En 1668, le Corps Royal de l’artillerie compte moins de 250 hommes (tous officiers), les servants n’étant recrutés qu’en temps de guerre et licenciés une fois le conflit terminé. Avec une telle organisation, comment disposer d’un personnel réellement efficace ? Pour y remédier, à la veille de la guerre de Hollande, Louvois crée le régiment des fusiliers du roi avec des hommes pris dans les régiments d’infanterie. Ceux-ci sont chargés de protéger et de servir les bouches à feu. En 1676, un régiment de bombardiers, soldats spécialisés dans l’utilisation des mortiers, est mis sur pied. Grâce à ces créations, l’Artillerie dispose de 5 000 hommes à la veille de la guerre de la Ligue d’Augsbourg, mais le nombre ne fait pas forcément la qualité. Sans doute mécontent du comportement de ses officiers durant la guerre de Hollande, Louvois décide d’ouvrir une école d’artillerie à Douai en 1679, pour perfectionner un certain nombre d’entre eux. Même si cet établissement n’est pas un passage obligé dans la carrière d’un militaire, une formation, basée sur des connaissances minimum requises, apparaît désormais nécessaire.

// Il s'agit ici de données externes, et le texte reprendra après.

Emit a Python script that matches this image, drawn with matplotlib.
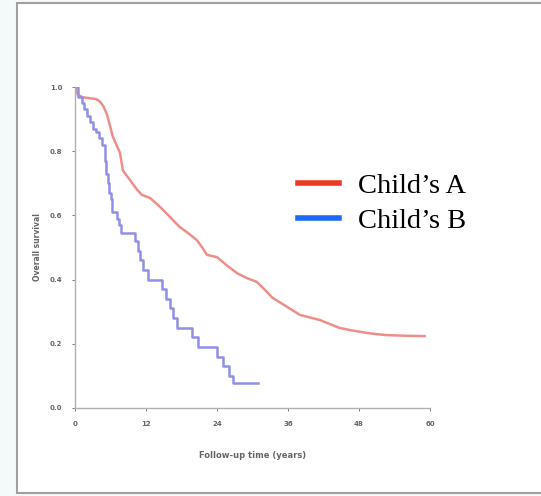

 C’est dans ce contexte et dans cette optique que Pierre Surirey de Saint-Rémy rédige ses Mémoires d’artillerieen 1697.

Un auteur à part

Pierre Surirey de Saint-Rémy serait né en 1645, à Saint-Rémy, petit village au bord de l’Orne, à environ 30 km au sud de Caen. Malheureusement, nous ignorons exactement de quel milieu social il est issu et les raisons pour lesquelles il entre dans l’artillerie vers 1670. En 1672, il épouse Marie-Madeleine Hénault, fille d’un commissaire d’artillerie, mais rien ne permet d’affirmer que cette union est liée à son choix de carrière. Excepté sa nomination au grade de commissaire provincial (l’équivalent de colonel) en 1692, nous ne savons rien de ses états de service. A-t-il participé à des campagnes ? La question peut surprendre à une époque marquée par de nombreuses guerres mais, contrairement à la plupart des théoriciens du XVIIe siècle, Surirey de Saint-Rémy ne fait jamais allusion à son expérience militaire. De plus, il réside au petit arsenal de Paris dès 1672 (où il décèdera le 2 décembre 1716), il est donc probable qu’il a fait toute sa carrière à Paris, dans un poste plus administratif que militaire (peut-être les services du Grand-Maître). Cette hypothèse est d’autant plus vraisemblable qu’il est l’ami du contrôleur général de l’artillerie, comme le prouve la présence de ce dernier à son mariage ou celle de sa veuve aux noces de son fils.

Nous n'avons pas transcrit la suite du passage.